Açılan mezarın içinden dört bine yakın altın eşya çıkarılmıştır. Mezarda ele geçen çeşitli eşyalar arasında seramik kaplar, ahşap tabaklar, 2 gümüş kupa ve yazının üzerinde yer aldığı bir gümüş çanak ile başka birçok obje vardır. 18 yaşında olması gereken genç bir prense ait cesedin üzerindeki altın zırh başlı başına bir sanat eseridir. Issık Kurganı Mısır Firavunu Tutankamon'un mezarından sonra dünyada en çok altın bulunan mezardır.
Altın Elbise
En göz alıcı ve harika nitelikteki eşya, altından yapılmış bir elbise idi. Çizmesinden başlığına, kemerinden kılıçlarına kadar her şeyi saf altın olan bir elbise.
Altın elbisenin başlığı ok ve tuğlarla süslü. Alın hizasında koç, geyik ve at kabartmaları var.
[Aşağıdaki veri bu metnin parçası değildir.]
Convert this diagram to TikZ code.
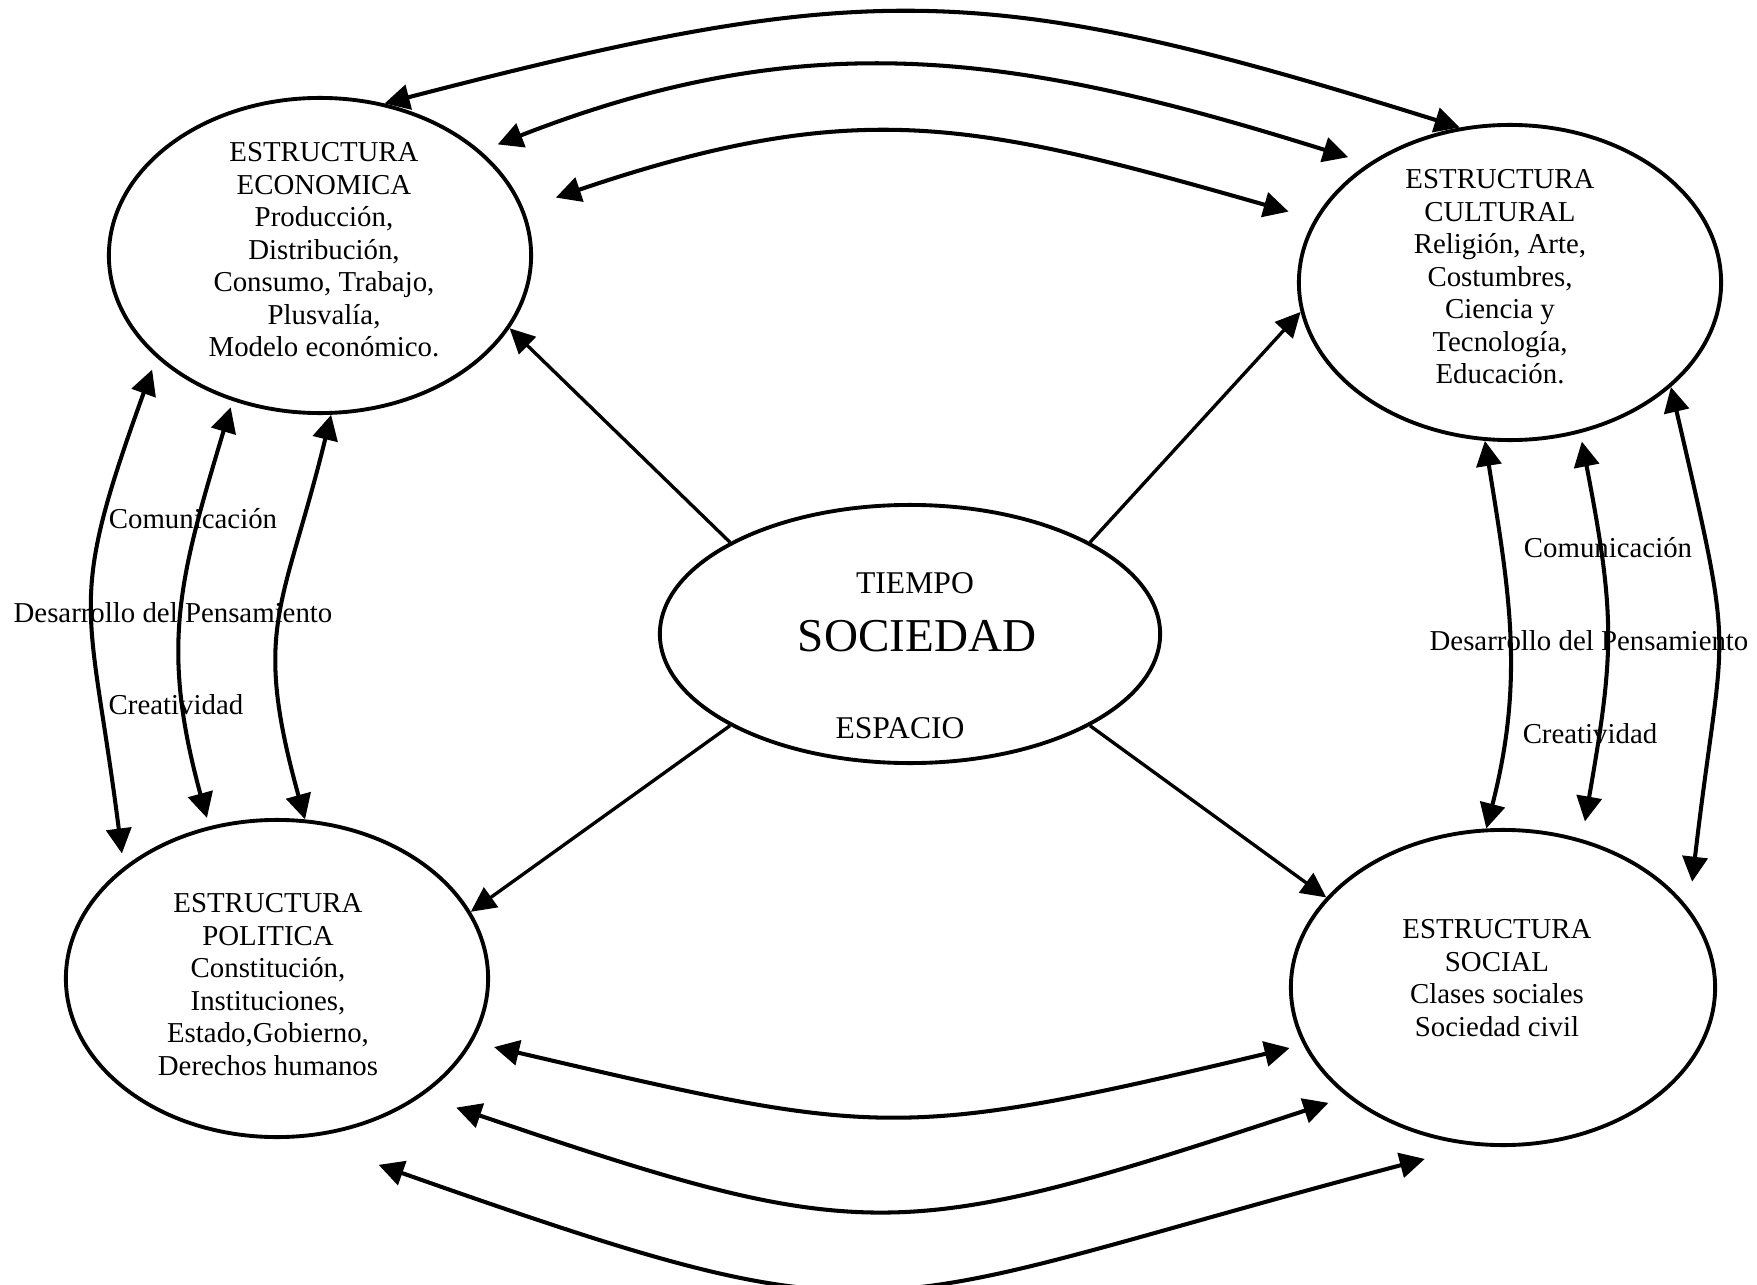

Bu kabartmalara, kama kılıfında ve öteki eşyalarda da rastlanıyor. Belindeki kemerin solunda bir kılıç, sağında ise bir kama asılı. Ceketin altındaki düz pantolonun paçaları çizmenin içine giriyor. Ceket, yüzlerce üçgen altının birleştirilmesinden meydana gelmiş, çorabın çizme ile diz kemiği arasında kalan kısmında yine üçgen parçalar, çizmede ise dörtgen parçalar var. Tolgasındaki bacakları ters dönmüş geyik simgesi Tengricilik'te ölümsüzlüğün simgesi olan sıgun geyiktir.
Tarihçiler bu elbisenin bir tigine (prense) ait olduğunu söylüyor, fakat tiginin kimliğini henüz bilemiyorlar. Onun için yazılarda adı "Altın Elbiseli Adam" olarak geçiyor.
Halen Alma-Ata müzesinde bulunan bu elbise ve diğer eşyalar, 25 asırlık geçmişten Türk tarihine ışık tutan belgelerdir. Saf altından yapılan böyle bir elbise dünyanın başka hiçbir yerinde yoktur. Kazım Mirşan altın elbiseli adamın mezarında bulunan yazıların alfabesinin ve kullanılan Türkçenin eski çağlara ait olduğunu tespit etmiş ve altın elbiseli adamın tarihini MÖ 3381 olarak tahmin ettiğini kitaplarında belirtmiştir.
İskit-Saka Türklerine Ait
Mezarda, 4.800 parça altından başka, tabakları, vazoları, kepçeleri, ayna ve tarak kılıflarını, gümüş kaşıkları inceleyen tarihçiler, bunların M.Ö. 5. yüzyıla ait yüksek bir medeniyetin ürünleri veya belgeleri olduğunu oybirliği ile kabul ediyorlar. Yine bu tarihçilerin kanaatlerine göre, bu yüksek medeniyetin kurucuları, Çin baskısı ile Altaylardan kalkıp bugünkü Kazakistan bölgesine gelerek yerleşen ve İskitler olarak anılan bir Türk kavmidir.
İskitler, M.Ö. 8. ve 4. yüzyıllar arasında, önce Tiyanşan'da, sonra da güneybatı Asya'da yaşayan Turanî kavimler topluluğuna verilen bir addır. Daha sonra bunlara İran kökenli Soğdlar da karışmıştır.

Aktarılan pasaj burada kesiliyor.